This article is part of the Review’s series on the 2020 US elections.

One lazy afternoon a few years ago, a woman my age was giving me acupuncture. We were talking about our childhoods and how America used to represent everything that was good and enviable. “You know, folks around me used to say it doesn’t snow in America,” she said, laughing. She was from Yamagata, part of the famous “snow country” of northern Japan. I joined her in laughing, remembering those innocent days.

When World War II ended, nearly everyone on earth, including Americans themselves, admired America. So did the Japanese. We now know, of course, that the Allied occupation forces meticulously controlled the media so that no criticism saw the light of day; the nation was to repent and welcome its defeat. Cynics say the population was brainwashed, and I find myself often agreeing with that assessment. After all, America dropped the A-bomb; the Tokyo Trial was victor’s justice; and so on. Ultimately, however, I have always concluded—if somewhat grudgingly—that the nation’s admiration was justified. America showed generosity toward the defeated; its people wanted a better world for everyone.

Life soon surprised me with the chance to live in America. When I was twelve, my father’s business took me and my family to New York, where we ended up staying for twenty years, from 1963 to 1983. As uprooted children often do, I refused to adapt to my new environment and turned into an antisocial little Japanese patriot. But even during those years of rebellion, at a time when American soldiers were fighting a senseless war in a faraway land and society was in turmoil, I never doubted that the US as a whole was fundamentally a moral nation. Looking back, it seems to me now that my stay there may have coincided with the country’s last best years.

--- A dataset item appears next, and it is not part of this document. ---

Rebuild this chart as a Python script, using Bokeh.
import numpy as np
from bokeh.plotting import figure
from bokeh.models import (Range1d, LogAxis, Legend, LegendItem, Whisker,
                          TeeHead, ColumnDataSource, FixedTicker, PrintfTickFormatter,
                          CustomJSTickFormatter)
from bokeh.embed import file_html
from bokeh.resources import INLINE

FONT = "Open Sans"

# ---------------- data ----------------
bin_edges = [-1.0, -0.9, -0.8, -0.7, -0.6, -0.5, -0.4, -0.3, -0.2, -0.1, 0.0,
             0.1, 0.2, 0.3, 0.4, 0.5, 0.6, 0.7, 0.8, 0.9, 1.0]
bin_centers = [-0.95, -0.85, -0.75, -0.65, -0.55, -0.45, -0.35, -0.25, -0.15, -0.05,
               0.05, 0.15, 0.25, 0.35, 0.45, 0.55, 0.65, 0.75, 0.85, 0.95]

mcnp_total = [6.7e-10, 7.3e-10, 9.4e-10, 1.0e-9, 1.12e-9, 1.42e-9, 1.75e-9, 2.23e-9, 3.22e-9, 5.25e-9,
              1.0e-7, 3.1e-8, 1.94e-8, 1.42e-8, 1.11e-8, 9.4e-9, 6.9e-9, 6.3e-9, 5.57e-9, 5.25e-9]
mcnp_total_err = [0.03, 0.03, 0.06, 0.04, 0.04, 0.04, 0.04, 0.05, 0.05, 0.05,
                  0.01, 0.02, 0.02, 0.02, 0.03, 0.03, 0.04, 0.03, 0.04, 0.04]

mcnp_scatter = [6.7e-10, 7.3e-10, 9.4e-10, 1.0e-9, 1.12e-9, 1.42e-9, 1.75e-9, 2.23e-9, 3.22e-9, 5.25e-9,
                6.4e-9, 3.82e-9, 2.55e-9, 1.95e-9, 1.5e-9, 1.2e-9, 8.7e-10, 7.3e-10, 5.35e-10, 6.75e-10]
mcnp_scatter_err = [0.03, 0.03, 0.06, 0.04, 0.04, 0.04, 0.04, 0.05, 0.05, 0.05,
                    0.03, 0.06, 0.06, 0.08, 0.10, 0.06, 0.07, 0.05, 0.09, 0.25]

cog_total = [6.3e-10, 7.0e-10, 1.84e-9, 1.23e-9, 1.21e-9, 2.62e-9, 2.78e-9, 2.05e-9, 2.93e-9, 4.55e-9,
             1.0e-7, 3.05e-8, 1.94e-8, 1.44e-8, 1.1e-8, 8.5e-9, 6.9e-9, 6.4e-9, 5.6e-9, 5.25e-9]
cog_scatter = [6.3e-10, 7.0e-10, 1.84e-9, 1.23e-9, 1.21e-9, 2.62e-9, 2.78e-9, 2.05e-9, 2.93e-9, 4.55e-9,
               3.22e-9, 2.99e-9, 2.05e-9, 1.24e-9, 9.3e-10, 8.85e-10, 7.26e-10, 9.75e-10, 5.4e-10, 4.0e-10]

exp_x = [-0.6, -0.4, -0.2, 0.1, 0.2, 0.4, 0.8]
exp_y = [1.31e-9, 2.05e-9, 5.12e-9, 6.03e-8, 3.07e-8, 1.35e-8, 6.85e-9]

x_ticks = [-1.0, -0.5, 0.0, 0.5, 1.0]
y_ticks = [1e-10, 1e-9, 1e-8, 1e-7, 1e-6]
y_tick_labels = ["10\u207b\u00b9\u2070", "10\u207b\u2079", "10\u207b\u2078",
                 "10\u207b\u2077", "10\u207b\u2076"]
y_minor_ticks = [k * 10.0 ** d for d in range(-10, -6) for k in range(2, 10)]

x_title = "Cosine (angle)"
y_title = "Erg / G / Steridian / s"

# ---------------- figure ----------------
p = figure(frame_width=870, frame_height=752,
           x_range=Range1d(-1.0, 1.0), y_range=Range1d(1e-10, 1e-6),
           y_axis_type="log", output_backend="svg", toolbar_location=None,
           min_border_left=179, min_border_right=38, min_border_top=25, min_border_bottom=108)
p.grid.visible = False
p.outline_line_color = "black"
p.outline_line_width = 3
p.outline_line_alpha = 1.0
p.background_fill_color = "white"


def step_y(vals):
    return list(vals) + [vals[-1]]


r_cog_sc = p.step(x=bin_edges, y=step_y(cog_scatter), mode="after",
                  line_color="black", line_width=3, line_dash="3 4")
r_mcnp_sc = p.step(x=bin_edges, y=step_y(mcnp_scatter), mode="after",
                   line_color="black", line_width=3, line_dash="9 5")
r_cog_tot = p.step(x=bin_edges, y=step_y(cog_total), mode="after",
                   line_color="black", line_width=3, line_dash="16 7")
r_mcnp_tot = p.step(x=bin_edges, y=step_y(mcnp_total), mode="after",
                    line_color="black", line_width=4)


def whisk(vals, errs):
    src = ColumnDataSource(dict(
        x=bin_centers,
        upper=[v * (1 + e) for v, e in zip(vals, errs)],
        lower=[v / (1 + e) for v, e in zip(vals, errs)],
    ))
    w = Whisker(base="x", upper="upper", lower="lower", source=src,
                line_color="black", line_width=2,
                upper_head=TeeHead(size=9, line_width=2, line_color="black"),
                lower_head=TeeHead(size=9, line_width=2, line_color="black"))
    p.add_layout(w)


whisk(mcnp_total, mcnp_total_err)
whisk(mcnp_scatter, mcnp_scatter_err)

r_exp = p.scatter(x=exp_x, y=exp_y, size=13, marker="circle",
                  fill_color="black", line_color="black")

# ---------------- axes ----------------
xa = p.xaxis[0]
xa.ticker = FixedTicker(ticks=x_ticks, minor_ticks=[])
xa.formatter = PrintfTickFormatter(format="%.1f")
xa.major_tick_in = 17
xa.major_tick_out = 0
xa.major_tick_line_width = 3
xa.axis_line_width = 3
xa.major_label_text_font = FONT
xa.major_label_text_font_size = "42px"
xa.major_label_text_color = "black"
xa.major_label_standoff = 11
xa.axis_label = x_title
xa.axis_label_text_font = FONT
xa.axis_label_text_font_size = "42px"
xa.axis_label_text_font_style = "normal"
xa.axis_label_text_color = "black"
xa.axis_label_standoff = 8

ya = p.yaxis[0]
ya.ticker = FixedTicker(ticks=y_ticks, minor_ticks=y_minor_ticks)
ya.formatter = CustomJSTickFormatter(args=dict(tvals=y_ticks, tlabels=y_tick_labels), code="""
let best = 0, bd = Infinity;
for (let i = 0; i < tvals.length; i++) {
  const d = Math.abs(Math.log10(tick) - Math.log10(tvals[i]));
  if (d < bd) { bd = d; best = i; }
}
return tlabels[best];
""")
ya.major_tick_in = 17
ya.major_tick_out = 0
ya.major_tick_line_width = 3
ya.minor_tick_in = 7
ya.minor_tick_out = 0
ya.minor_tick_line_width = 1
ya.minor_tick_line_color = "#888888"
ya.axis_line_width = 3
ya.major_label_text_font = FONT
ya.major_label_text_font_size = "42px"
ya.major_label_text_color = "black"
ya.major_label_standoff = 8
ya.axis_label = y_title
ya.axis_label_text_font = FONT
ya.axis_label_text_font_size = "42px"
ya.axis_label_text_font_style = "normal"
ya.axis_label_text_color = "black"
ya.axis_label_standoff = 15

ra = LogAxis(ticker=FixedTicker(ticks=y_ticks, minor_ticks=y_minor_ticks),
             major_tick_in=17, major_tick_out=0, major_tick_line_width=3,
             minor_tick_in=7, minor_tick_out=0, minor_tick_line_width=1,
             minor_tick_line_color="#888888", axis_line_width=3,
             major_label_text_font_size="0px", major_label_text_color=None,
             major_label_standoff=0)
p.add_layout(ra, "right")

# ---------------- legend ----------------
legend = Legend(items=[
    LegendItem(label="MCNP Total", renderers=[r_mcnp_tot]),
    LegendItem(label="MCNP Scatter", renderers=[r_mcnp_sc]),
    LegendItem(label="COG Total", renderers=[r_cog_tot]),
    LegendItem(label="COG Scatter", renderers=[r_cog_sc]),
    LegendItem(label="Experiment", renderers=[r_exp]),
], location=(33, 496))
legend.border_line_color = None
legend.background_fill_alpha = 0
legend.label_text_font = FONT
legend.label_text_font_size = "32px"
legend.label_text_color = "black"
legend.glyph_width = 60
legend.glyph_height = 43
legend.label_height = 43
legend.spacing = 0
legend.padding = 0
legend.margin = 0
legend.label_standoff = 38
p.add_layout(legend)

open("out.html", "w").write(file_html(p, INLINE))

Trust planted in a little girl’s mind stays with her. Yet, following my return to Tokyo, signs kept growing that something was amiss in the US. After a while, those signs began exploding. What? What? I kept saying to myself, bewildered and incredulous. And then came President Trump. I remember the day he was elected. I had to take the bullet train to Kyoto. When I arrived, a newspaper vendor was handing out extras at the station. As I held the sheet in my hand, my mind went numb. Noises around me ceased to exist. My shock was surely no less acute than what my American friends were feeling at that very moment on the other side of the globe, unable to sleep. For the next four years, I felt as if they and I were riding the same roller coaster—a roller coaster that just kept plunging lower and lower. Trump seemed to revel in his amorality. The more he assaulted the human decency that had created America’s praiseworthy institutions and ideals, the more his orange face glowed.

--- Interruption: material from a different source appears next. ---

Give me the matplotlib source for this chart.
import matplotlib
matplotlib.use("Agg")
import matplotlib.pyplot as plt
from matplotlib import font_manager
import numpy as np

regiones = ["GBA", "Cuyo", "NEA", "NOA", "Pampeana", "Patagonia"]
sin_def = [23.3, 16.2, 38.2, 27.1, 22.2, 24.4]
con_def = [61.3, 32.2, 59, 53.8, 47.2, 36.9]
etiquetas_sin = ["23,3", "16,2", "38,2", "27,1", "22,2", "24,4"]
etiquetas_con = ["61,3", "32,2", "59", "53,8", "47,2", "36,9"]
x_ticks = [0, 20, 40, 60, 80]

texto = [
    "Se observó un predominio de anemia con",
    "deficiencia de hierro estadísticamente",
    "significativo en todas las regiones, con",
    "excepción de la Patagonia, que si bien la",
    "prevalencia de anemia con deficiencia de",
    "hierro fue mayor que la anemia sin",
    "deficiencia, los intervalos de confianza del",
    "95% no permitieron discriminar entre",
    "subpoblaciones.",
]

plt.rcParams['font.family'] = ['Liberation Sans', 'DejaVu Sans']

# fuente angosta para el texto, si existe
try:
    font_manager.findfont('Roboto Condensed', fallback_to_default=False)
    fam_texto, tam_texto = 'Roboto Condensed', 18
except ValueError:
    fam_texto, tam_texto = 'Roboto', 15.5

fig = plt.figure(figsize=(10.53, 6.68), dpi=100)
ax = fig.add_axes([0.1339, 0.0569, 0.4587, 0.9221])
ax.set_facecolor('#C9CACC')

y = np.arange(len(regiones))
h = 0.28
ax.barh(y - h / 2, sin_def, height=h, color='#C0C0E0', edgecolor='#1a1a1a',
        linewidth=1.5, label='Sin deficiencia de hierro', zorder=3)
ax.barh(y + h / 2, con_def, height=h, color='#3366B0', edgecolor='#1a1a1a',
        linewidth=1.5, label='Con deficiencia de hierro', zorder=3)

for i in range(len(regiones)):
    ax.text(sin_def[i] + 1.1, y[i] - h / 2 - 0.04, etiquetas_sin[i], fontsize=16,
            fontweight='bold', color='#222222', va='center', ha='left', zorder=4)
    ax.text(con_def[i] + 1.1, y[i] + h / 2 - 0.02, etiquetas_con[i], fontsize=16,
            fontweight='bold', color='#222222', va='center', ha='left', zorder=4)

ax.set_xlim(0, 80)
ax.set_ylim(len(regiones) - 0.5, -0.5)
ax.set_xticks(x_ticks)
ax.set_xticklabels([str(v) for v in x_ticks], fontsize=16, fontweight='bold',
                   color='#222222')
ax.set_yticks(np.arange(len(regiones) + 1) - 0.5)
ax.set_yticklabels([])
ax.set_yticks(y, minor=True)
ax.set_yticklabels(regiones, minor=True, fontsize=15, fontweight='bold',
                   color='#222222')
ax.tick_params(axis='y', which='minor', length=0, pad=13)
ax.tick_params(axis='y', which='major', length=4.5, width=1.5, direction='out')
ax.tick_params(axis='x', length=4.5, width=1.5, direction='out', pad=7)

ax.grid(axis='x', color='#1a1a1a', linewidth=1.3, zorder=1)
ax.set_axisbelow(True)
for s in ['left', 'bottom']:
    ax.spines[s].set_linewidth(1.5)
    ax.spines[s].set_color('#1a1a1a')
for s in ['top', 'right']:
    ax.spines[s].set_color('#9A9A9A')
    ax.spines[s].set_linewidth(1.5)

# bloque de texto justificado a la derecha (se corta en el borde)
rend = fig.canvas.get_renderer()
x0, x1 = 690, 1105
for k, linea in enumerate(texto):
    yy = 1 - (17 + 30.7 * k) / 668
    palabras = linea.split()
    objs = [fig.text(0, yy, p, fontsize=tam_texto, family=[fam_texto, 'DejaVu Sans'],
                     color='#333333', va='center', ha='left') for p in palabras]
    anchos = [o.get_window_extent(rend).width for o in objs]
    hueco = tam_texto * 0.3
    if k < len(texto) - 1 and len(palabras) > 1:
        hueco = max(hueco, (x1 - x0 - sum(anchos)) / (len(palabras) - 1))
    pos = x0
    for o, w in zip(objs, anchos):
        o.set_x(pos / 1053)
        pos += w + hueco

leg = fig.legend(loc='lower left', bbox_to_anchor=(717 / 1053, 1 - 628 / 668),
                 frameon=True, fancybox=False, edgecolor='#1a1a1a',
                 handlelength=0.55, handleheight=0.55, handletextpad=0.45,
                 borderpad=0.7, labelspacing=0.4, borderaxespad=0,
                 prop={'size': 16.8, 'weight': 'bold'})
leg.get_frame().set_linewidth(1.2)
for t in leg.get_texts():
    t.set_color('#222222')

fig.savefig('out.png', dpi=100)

But I am not American. I was not riding the same roller coaster as my American friends. The realization hit me recently when my husband and I were watching a clip of Trump supporters cheering as if possessed. “Poor Americans!” he said. “To think that the whole world is watching this.” I detected something in his voice, and then I knew: what Trump exposed to the rest of the world was not only his unholy self. More to the detriment of the US, what he exposed was the spectacle of Americans making fools of themselves in MAGA rallies, on the streets, and in Congress. Idiotic, hateful, or shamelessly obsequious, they betrayed the image long ingrained in me of America as a nation of big-hearted, fair-minded people. I felt aghast, appalled, even ashamed. Yet I also often felt a bizarre exhilaration—a kind of schadenfreude—on seeing so many Americans brought so low. Ha! Look at you now! I wanted to cry out. And this reaction I could not possibly expect my dear American friends to share.

Yet the gravity of the 2020 US election is such that any schadenfreude of mine is beside the point. Not for one second do I wish Trump to win. Not even for one nanosecond. I believe this is also true of the many people around the world who may harbor, despite themselves, sentiments similar to mine. The world has become so intertwined that we simply cannot afford another four years—or, God forbid, more than that—of Trump wrecking our future, especially now when that future is imperiled by the threat of a renewed arms race and the ever-accelerating warming of our planet—our only planet. I will gladly adore America once again if the country makes a decisive turnabout in November. America doesn’t have to be “great again.” A decent America will be a force to celebrate.